:: What is needed ::
Transcribe each line of the material as it is, and drop any picture.

:: Data section ::
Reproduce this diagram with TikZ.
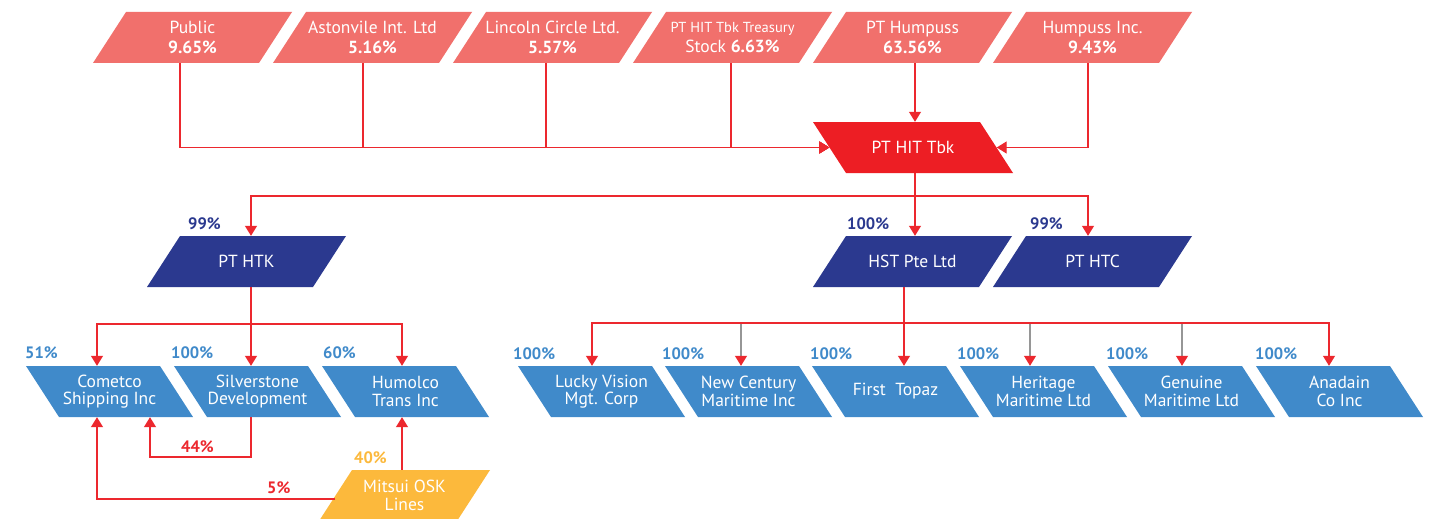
\documentclass[tikz,border=0pt]{standalone}
\usepackage{fontspec}
\setmainfont{PT Sans}
\usetikzlibrary{arrows.meta}
\definecolor{salmon}{RGB}{241,112,108}
\definecolor{hitred}{RGB}{237,30,36}
\definecolor{navy}{RGB}{43,57,143}
\definecolor{lblue}{RGB}{64,138,202}
\definecolor{myyellow}{RGB}{252,185,60}
\definecolor{linered}{RGB}{236,40,46}
\definecolor{lgray}{RGB}{150,150,150}
% "/" shaped box: #1 name, #2 bottom-left x, #3 top y, #4 width, #5 colour, #6 node options, #7 text
\newcommand{\boxRS}[7]{%
  \fill[#5] (#2,#3+51) -- (#2+#4,#3+51) -- (#2+#4+33,#3) -- (#2+33,#3) -- cycle;
  \node[btxt,minimum width=#4,#6] (#1) at (#2+#4/2+16.5,#3+25.5) {#7};}
% "\" shaped box: #2 top-left x
\newcommand{\boxLS}[7]{%
  \fill[#5] (#2,#3) -- (#2+#4,#3) -- (#2+#4+33,#3+51) -- (#2+33,#3+51) -- cycle;
  \node[btxt,minimum width=#4,#6] (#1) at (#2+#4/2+16.5,#3+25.5) {#7};}
\begin{document}
\begin{tikzpicture}[x=1pt,y=-1pt,
  btxt/.style={text=white,align=center,inner sep=0pt,minimum height=51pt,
    font=\fontsize{17.5}{17.5}\selectfont},
  toptxt/.style={font=\fontsize{17.5}{20}\selectfont},
  pl/.style={anchor=west,inner sep=0pt,font=\fontsize{16.5}{18}\selectfont\bfseries},
  arr/.style={draw=linered,line width=1.2pt,-{Triangle[width=12pt,length=10pt]}},
  ln/.style={draw=linered,line width=1.2pt},
  grayarr/.style={draw=lgray,line width=1.2pt,-{Triangle[width=12pt,length=10pt,color=linered]}}]
\useasboundingbox (0,0) rectangle (1430,519);
\fill[white] (0,0) rectangle (1430,519);

% lanes
\foreach \xx in {97,150,180,251,363,402,546,592,731,741,904,915,1030,1088,1182,1329}
  \coordinate (L\xx) at (\xx,0);
\foreach \yy in {196,323,324,457,499}
  \coordinate (Y\yy) at (0,\yy);

% top row
\boxRS{public}{93}{12}{166}{salmon}{toptxt}{Public\\\textbf{9.65\%}}
\boxRS{aston}{273}{12}{166}{salmon}{toptxt}{Astonvile Int. Ltd\\\textbf{5.16\%}}
\boxRS{lincoln}{453}{12}{166}{salmon}{toptxt}{Lincoln Circle Ltd.\\\textbf{5.57\%}}
\boxRS{treasury}{633}{12}{166}{salmon}{toptxt}{{\fontsize{14.5}{16}\selectfont PT HIT Tbk Treasury}\\Stock \textbf{6.63\%}}
\boxRS{humpuss}{813}{12}{166}{salmon}{toptxt}{PT Humpuss\\\textbf{63.56\%}}
\boxRS{humpussinc}{993}{12}{166}{salmon}{toptxt}{Humpuss Inc.\\\textbf{9.43\%}}

% PT HIT Tbk
\boxLS{hit}{813}{122}{167}{hitred}{}{PT HIT Tbk}

% second level
\boxRS{htk}{147}{236}{166}{navy}{}{PT HTK}
\boxRS{hst}{813}{236}{166}{navy}{}{HST Pte Ltd}
\boxRS{htc}{993}{236}{166}{navy}{}{PT HTC}

% left bottom row
\boxLS{cometco}{26}{366}{134}{lblue}{}{Cometco\\Shipping Inc}
\boxLS{silver}{174}{366}{134}{lblue}{}{Silverstone\\Development}
\boxLS{humolco}{322}{366}{134}{lblue}{}{Humolco\\Trans Inc}
\boxRS{mitsui}{319}{470}{138}{myyellow}{}{Mitsui OSK\\Lines}

% right bottom row
\boxLS{lucky}{518}{366}{134}{lblue}{}{Lucky Vision\\Mgt. Corp}
\boxLS{newc}{665}{366}{134}{lblue}{}{New Century\\Maritime Inc}
\boxLS{first}{812}{366}{134}{lblue}{}{First~~Topaz}
\boxLS{heritage}{960}{366}{134}{lblue}{}{Heritage\\Maritime Ltd}
\boxLS{genuine}{1108}{366}{134}{lblue}{}{Genuine\\Maritime Ltd}
\boxLS{anadain}{1256}{366}{134}{lblue}{}{Anadain\\Co Inc}

% percentage labels
\node[pl,text=navy] (lhtk) at (188,224) {99\%};
\node[pl,text=navy] (lhst) at (847,224) {100\%};
\node[pl,text=navy] (lhtc) at (1030,224) {99\%};
\node[pl,text=lblue] (lcom) at (25,353) {51\%};
\node[pl,text=lblue] (lsil) at (171,353) {100\%};
\node[pl,text=lblue] (lhum) at (323,353) {60\%};
\node[pl,text=lblue] (lluc) at (513,354) {100\%};
\node[pl,text=lblue] (lnew) at (662,354) {100\%};
\node[pl,text=lblue] (lfir) at (810,354) {100\%};
\node[pl,text=lblue] (lher) at (957,354) {100\%};
\node[pl,text=lblue] (lgen) at (1106,354) {100\%};
\node[pl,text=lblue] (lana) at (1255,354) {100\%};
\node[pl,text=linered] (l44) at (181,447) {44\%};
\node[pl,text=linered] (l5) at (267,488) {5\%};
\node[pl,text=myyellow] (l40) at (354,458) {40\%};

% connectors: top row -> PT HIT Tbk
\draw[arr] (L180 |- public.south) |- (hit.west);
\draw[arr] (L363 |- aston.south) |- (hit.west);
\draw[arr] (L546 |- lincoln.south) |- (hit.west);
\draw[arr] (L731 |- treasury.south) |- (hit.west);
\draw[arr] (L915 |- humpuss.south) -- (L915 |- hit.north);
\draw[arr] (L1088 |- humpussinc.south) |- (hit.east);

% PT HIT Tbk -> subsidiaries
\draw[arr] (L915 |- hit.south) -- (L915 |- hst.north);
\draw[arr] (L915 |- Y196) -| (L251 |- htk.north);
\draw[arr] (L915 |- Y196) -| (L1088 |- htc.north);

% PT HTK -> left row
\draw[arr] (L251 |- htk.south) -- (L251 |- silver.north);
\draw[arr] (L251 |- Y324) -| (L97 |- cometco.north);
\draw[arr] (L251 |- Y324) -| (L402 |- humolco.north);
\draw[arr] (L251 |- silver.south) -- (L251 |- Y457) -| (L150 |- cometco.south);
\draw[arr] (L402 |- mitsui.north) -- (L402 |- humolco.south);
\draw[arr] (mitsui.west |- Y499) -| (L97 |- cometco.south);

% HST -> right row
\draw[grayarr] (L741 |- Y323) -- (L741 |- newc.north);
\draw[grayarr] (L1030 |- Y323) -- (L1030 |- heritage.north);
\draw[grayarr] (L1182 |- Y323) -- (L1182 |- genuine.north);
\draw[arr] (L904 |- hst.south) -- (L904 |- first.north);
\draw[arr] (L904 |- Y323) -| (L592 |- lucky.north);
\draw[arr] (L904 |- Y323) -| (L1329 |- anadain.north);
\end{tikzpicture}
\end{document}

:: Worked solution ::
Reproduce this diagram with TikZ.
\documentclass[tikz,border=0pt]{standalone}
\usepackage{fontspec}
\setmainfont{PT Sans}
\usetikzlibrary{arrows.meta}
\definecolor{salmon}{RGB}{241,112,108}
\definecolor{hitred}{RGB}{237,30,36}
\definecolor{navy}{RGB}{43,57,143}
\definecolor{lblue}{RGB}{64,138,202}
\definecolor{myyellow}{RGB}{252,185,60}
\definecolor{linered}{RGB}{236,40,46}
\definecolor{lgray}{RGB}{150,150,150}
% "/" shaped box: #1 name, #2 bottom-left x, #3 top y, #4 width, #5 colour, #6 node options, #7 text
\newcommand{\boxRS}[7]{%
  \fill[#5] (#2,#3+51) -- (#2+#4,#3+51) -- (#2+#4+33,#3) -- (#2+33,#3) -- cycle;
  \node[btxt,minimum width=#4,#6] (#1) at (#2+#4/2+16.5,#3+25.5) {#7};}
% "\" shaped box: #2 top-left x
\newcommand{\boxLS}[7]{%
  \fill[#5] (#2,#3) -- (#2+#4,#3) -- (#2+#4+33,#3+51) -- (#2+33,#3+51) -- cycle;
  \node[btxt,minimum width=#4,#6] (#1) at (#2+#4/2+16.5,#3+25.5) {#7};}
\begin{document}
\begin{tikzpicture}[x=1pt,y=-1pt,
  btxt/.style={text=white,align=center,inner sep=0pt,minimum height=51pt,
    font=\fontsize{17.5}{17.5}\selectfont},
  toptxt/.style={font=\fontsize{17.5}{20}\selectfont},
  pl/.style={anchor=west,inner sep=0pt,font=\fontsize{16.5}{18}\selectfont\bfseries},
  arr/.style={draw=linered,line width=1.2pt,-{Triangle[width=12pt,length=10pt]}},
  ln/.style={draw=linered,line width=1.2pt},
  grayarr/.style={draw=lgray,line width=1.2pt,-{Triangle[width=12pt,length=10pt,color=linered]}}]
\useasboundingbox (0,0) rectangle (1430,519);
\fill[white] (0,0) rectangle (1430,519);

% lanes
\foreach \xx in {97,150,180,251,363,402,546,592,731,741,904,915,1030,1088,1182,1329}
  \coordinate (L\xx) at (\xx,0);
\foreach \yy in {196,323,324,457,499}
  \coordinate (Y\yy) at (0,\yy);

% top row
\boxRS{public}{93}{12}{166}{salmon}{toptxt}{Public\\\textbf{9.65\%}}
\boxRS{aston}{273}{12}{166}{salmon}{toptxt}{Astonvile Int. Ltd\\\textbf{5.16\%}}
\boxRS{lincoln}{453}{12}{166}{salmon}{toptxt}{Lincoln Circle Ltd.\\\textbf{5.57\%}}
\boxRS{treasury}{633}{12}{166}{salmon}{toptxt}{{\fontsize{14.5}{16}\selectfont PT HIT Tbk Treasury}\\Stock \textbf{6.63\%}}
\boxRS{humpuss}{813}{12}{166}{salmon}{toptxt}{PT Humpuss\\\textbf{63.56\%}}
\boxRS{humpussinc}{993}{12}{166}{salmon}{toptxt}{Humpuss Inc.\\\textbf{9.43\%}}

% PT HIT Tbk
\boxLS{hit}{813}{122}{167}{hitred}{}{PT HIT Tbk}

% second level
\boxRS{htk}{147}{236}{166}{navy}{}{PT HTK}
\boxRS{hst}{813}{236}{166}{navy}{}{HST Pte Ltd}
\boxRS{htc}{993}{236}{166}{navy}{}{PT HTC}

% left bottom row
\boxLS{cometco}{26}{366}{134}{lblue}{}{Cometco\\Shipping Inc}
\boxLS{silver}{174}{366}{134}{lblue}{}{Silverstone\\Development}
\boxLS{humolco}{322}{366}{134}{lblue}{}{Humolco\\Trans Inc}
\boxRS{mitsui}{319}{470}{138}{myyellow}{}{Mitsui OSK\\Lines}

% right bottom row
\boxLS{lucky}{518}{366}{134}{lblue}{}{Lucky Vision\\Mgt. Corp}
\boxLS{newc}{665}{366}{134}{lblue}{}{New Century\\Maritime Inc}
\boxLS{first}{812}{366}{134}{lblue}{}{First~~Topaz}
\boxLS{heritage}{960}{366}{134}{lblue}{}{Heritage\\Maritime Ltd}
\boxLS{genuine}{1108}{366}{134}{lblue}{}{Genuine\\Maritime Ltd}
\boxLS{anadain}{1256}{366}{134}{lblue}{}{Anadain\\Co Inc}

% percentage labels
\node[pl,text=navy] (lhtk) at (188,224) {99\%};
\node[pl,text=navy] (lhst) at (847,224) {100\%};
\node[pl,text=navy] (lhtc) at (1030,224) {99\%};
\node[pl,text=lblue] (lcom) at (25,353) {51\%};
\node[pl,text=lblue] (lsil) at (171,353) {100\%};
\node[pl,text=lblue] (lhum) at (323,353) {60\%};
\node[pl,text=lblue] (lluc) at (513,354) {100\%};
\node[pl,text=lblue] (lnew) at (662,354) {100\%};
\node[pl,text=lblue] (lfir) at (810,354) {100\%};
\node[pl,text=lblue] (lher) at (957,354) {100\%};
\node[pl,text=lblue] (lgen) at (1106,354) {100\%};
\node[pl,text=lblue] (lana) at (1255,354) {100\%};
\node[pl,text=linered] (l44) at (181,447) {44\%};
\node[pl,text=linered] (l5) at (267,488) {5\%};
\node[pl,text=myyellow] (l40) at (354,458) {40\%};

% connectors: top row -> PT HIT Tbk
\draw[arr] (L180 |- public.south) |- (hit.west);
\draw[arr] (L363 |- aston.south) |- (hit.west);
\draw[arr] (L546 |- lincoln.south) |- (hit.west);
\draw[arr] (L731 |- treasury.south) |- (hit.west);
\draw[arr] (L915 |- humpuss.south) -- (L915 |- hit.north);
\draw[arr] (L1088 |- humpussinc.south) |- (hit.east);

% PT HIT Tbk -> subsidiaries
\draw[arr] (L915 |- hit.south) -- (L915 |- hst.north);
\draw[arr] (L915 |- Y196) -| (L251 |- htk.north);
\draw[arr] (L915 |- Y196) -| (L1088 |- htc.north);

% PT HTK -> left row
\draw[arr] (L251 |- htk.south) -- (L251 |- silver.north);
\draw[arr] (L251 |- Y324) -| (L97 |- cometco.north);
\draw[arr] (L251 |- Y324) -| (L402 |- humolco.north);
\draw[arr] (L251 |- silver.south) -- (L251 |- Y457) -| (L150 |- cometco.south);
\draw[arr] (L402 |- mitsui.north) -- (L402 |- humolco.south);
\draw[arr] (mitsui.west |- Y499) -| (L97 |- cometco.south);

% HST -> right row
\draw[grayarr] (L741 |- Y323) -- (L741 |- newc.north);
\draw[grayarr] (L1030 |- Y323) -- (L1030 |- heritage.north);
\draw[grayarr] (L1182 |- Y323) -- (L1182 |- genuine.north);
\draw[arr] (L904 |- hst.south) -- (L904 |- first.north);
\draw[arr] (L904 |- Y323) -| (L592 |- lucky.north);
\draw[arr] (L904 |- Y323) -| (L1329 |- anadain.north);
\end{tikzpicture}
\end{document}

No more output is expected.